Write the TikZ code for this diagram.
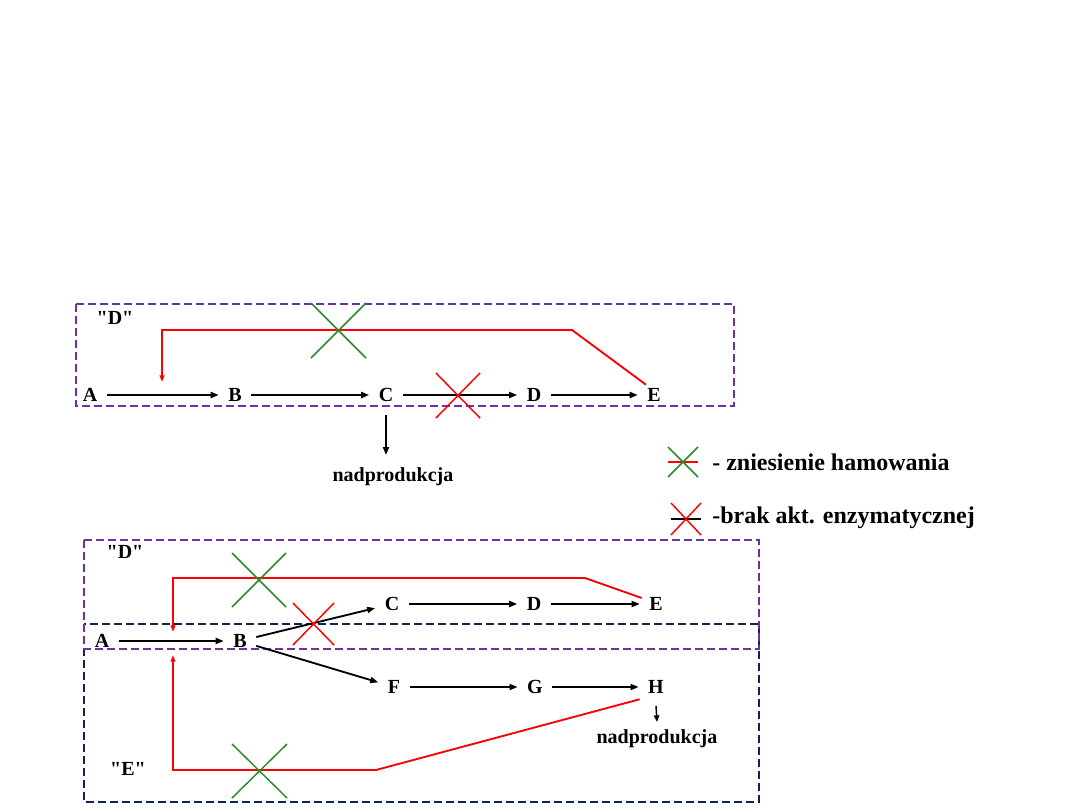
\documentclass[tikz,border=0pt]{standalone}
\usepackage{fontspec}
\setmainfont{Liberation Serif}[Ligatures=TeXOff]
\usetikzlibrary{arrows.meta,calc}
\definecolor{dpurple}{HTML}{7030A0}
\definecolor{dnavy}{HTML}{0F2358}
\definecolor{xgreen}{HTML}{2A8C2A}
\begin{document}
\begin{tikzpicture}[x=0.75pt,y=-0.75pt,
  lab/.style={font=\fontsize{15}{18}\selectfont\bfseries, inner xsep=7pt, inner ysep=1pt, text height=10pt, text depth=0pt},
  txt/.style={font=\fontsize{15}{18}\selectfont\bfseries, inner sep=0pt},
  legtxt/.style={font=\fontsize{18}{21}\selectfont\bfseries, inner sep=0pt, anchor=west},
  arr/.style={line width=1.4pt, -{Triangle[length=6pt,width=4.5pt]}},
  inh/.style={red, line width=1.4pt},
  inharr/.style={inh, -{Triangle[length=5pt,width=3.5pt]}},
  gx/.style={xgreen, line width=1.1pt},
  rx/.style={red, line width=1.1pt},
  boxp/.style={dpurple, dash pattern=on 6pt off 3pt, line width=1.2pt},
  boxn/.style={dnavy, dash pattern=on 6pt off 3pt, line width=1.2pt}]
\fill[white] (0,0) rectangle (1080,810);
\useasboundingbox (0,0) rectangle (1080,810);

% ---------- top diagram ----------
\draw[boxp] (76,304) rectangle (734,406);
\node[txt] (dlab1) at (115,318) {"D"};
\node[lab] (a1) at (90,395) {A};
\node[lab] (b1) at (235,395) {B};
\node[lab] (c1) at (386,395) {C};
\node[lab] (d1) at (534,395) {D};
\node[lab] (e1) at (654,395) {E};
\draw[arr] (a1) -- (b1);
\draw[arr] (b1) -- (c1);
\draw[arr] (c1) -- (d1);
\draw[arr] (d1) -- (e1);
\coordinate (fb1) at (162,382);
\draw[inharr] ($(e1.north)+(-8,-2)$) -- (572,330) -- (162,330) -- (fb1);
\draw[gx] (311,303) -- (366,358) (366,303) -- (311,358);
\draw[rx] (436,373) -- (480,418) (480,373) -- (436,418);
\node[txt] (np1) at (393,477) {nadprodukcja};
\coordinate (cd) at (386,455);
\draw[arr] ([yshift=-9pt]c1.south) -- (cd);

% ---------- legend ----------
\draw[inh, line width=1.2pt] (668,462) -- (698,462);
\draw[gx] (668,447) -- (698,477) (698,447) -- (668,477);
\node[legtxt] (leg1) at (712,462) {- zniesienie hamowania};
\draw[line width=1.2pt] (671,519) -- (701,519);
\draw[rx] (671,503) -- (701,535) (701,503) -- (671,535);
\node[legtxt] (leg2) at (712,518) {-brak akt. enzymatycznej};

% ---------- bottom diagram ----------
\draw[boxn] (84,624) rectangle (759,802);
\draw[boxp] (84,540) rectangle (759,649);
\node[txt] (dlab2) at (125,552) {"D"};
\node[txt] (elab2) at (128,769) {"E"};
\node[lab] (a2) at (102,641) {A};
\node[lab] (b2) at (240,641) {B};
\node[lab] (c2) at (392,604) {C};
\node[lab] (d2) at (534,604) {D};
\node[lab] (e2) at (656,604) {E};
\node[lab] (f2) at (394,687) {F};
\node[lab] (g2) at (535,687) {G};
\node[lab] (h2) at (656,687) {H};
\draw[arr] (a2) -- (b2);
\draw[arr] (b2) -- (c2);
\draw[arr] (b2) -- (f2);
\draw[arr] (c2) -- (d2);
\draw[arr] (d2) -- (e2);
\draw[arr] (f2) -- (g2);
\draw[arr] (g2) -- (h2);
\coordinate (fb2) at (173,632);
\coordinate (fb3) at (173,655);
\draw[inharr] ($(e2.west)+(2,-6)$) -- (585,578) -- (173,578) -- (fb2);
\draw[inharr] ($(h2.south west)+(1,4)$) -- (376,770) -- (173,770) -- (fb3);
\draw[gx] (232,553) -- (286,607) (286,553) -- (232,607);
\draw[rx] (293,603) -- (334,645) (334,603) -- (293,645);
\draw[gx] (232,744) -- (287,798) (287,744) -- (232,798);
\node[txt] (np2) at (657,739) {nadprodukcja};
\coordinate (hd) at (657,722);
\draw[line width=1.1pt, -{Triangle[length=5pt,width=4pt]}] ([yshift=-8pt]h2.south) -- (hd);
\end{tikzpicture}
\end{document}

....

▸ **EXERCISE DIRECTIONS**
Give again, exactly, the lines from the start of the data through the one holding "(leg2) at (712,518)"; omit the pictures.

▸ **THE RESPONSE**
Write the TikZ code for this diagram.
\documentclass[tikz,border=0pt]{standalone}
\usepackage{fontspec}
\setmainfont{Liberation Serif}[Ligatures=TeXOff]
\usetikzlibrary{arrows.meta,calc}
\definecolor{dpurple}{HTML}{7030A0}
\definecolor{dnavy}{HTML}{0F2358}
\definecolor{xgreen}{HTML}{2A8C2A}
\begin{document}
\begin{tikzpicture}[x=0.75pt,y=-0.75pt,
  lab/.style={font=\fontsize{15}{18}\selectfont\bfseries, inner xsep=7pt, inner ysep=1pt, text height=10pt, text depth=0pt},
  txt/.style={font=\fontsize{15}{18}\selectfont\bfseries, inner sep=0pt},
  legtxt/.style={font=\fontsize{18}{21}\selectfont\bfseries, inner sep=0pt, anchor=west},
  arr/.style={line width=1.4pt, -{Triangle[length=6pt,width=4.5pt]}},
  inh/.style={red, line width=1.4pt},
  inharr/.style={inh, -{Triangle[length=5pt,width=3.5pt]}},
  gx/.style={xgreen, line width=1.1pt},
  rx/.style={red, line width=1.1pt},
  boxp/.style={dpurple, dash pattern=on 6pt off 3pt, line width=1.2pt},
  boxn/.style={dnavy, dash pattern=on 6pt off 3pt, line width=1.2pt}]
\fill[white] (0,0) rectangle (1080,810);
\useasboundingbox (0,0) rectangle (1080,810);

% ---------- top diagram ----------
\draw[boxp] (76,304) rectangle (734,406);
\node[txt] (dlab1) at (115,318) {"D"};
\node[lab] (a1) at (90,395) {A};
\node[lab] (b1) at (235,395) {B};
\node[lab] (c1) at (386,395) {C};
\node[lab] (d1) at (534,395) {D};
\node[lab] (e1) at (654,395) {E};
\draw[arr] (a1) -- (b1);
\draw[arr] (b1) -- (c1);
\draw[arr] (c1) -- (d1);
\draw[arr] (d1) -- (e1);
\coordinate (fb1) at (162,382);
\draw[inharr] ($(e1.north)+(-8,-2)$) -- (572,330) -- (162,330) -- (fb1);
\draw[gx] (311,303) -- (366,358) (366,303) -- (311,358);
\draw[rx] (436,373) -- (480,418) (480,373) -- (436,418);
\node[txt] (np1) at (393,477) {nadprodukcja};
\coordinate (cd) at (386,455);
\draw[arr] ([yshift=-9pt]c1.south) -- (cd);

% ---------- legend ----------
\draw[inh, line width=1.2pt] (668,462) -- (698,462);
\draw[gx] (668,447) -- (698,477) (698,447) -- (668,477);
\node[legtxt] (leg1) at (712,462) {- zniesienie hamowania};
\draw[line width=1.2pt] (671,519) -- (701,519);
\draw[rx] (671,503) -- (701,535) (701,503) -- (671,535);
\node[legtxt] (leg2) at (712,518) {-brak akt. enzymatycznej};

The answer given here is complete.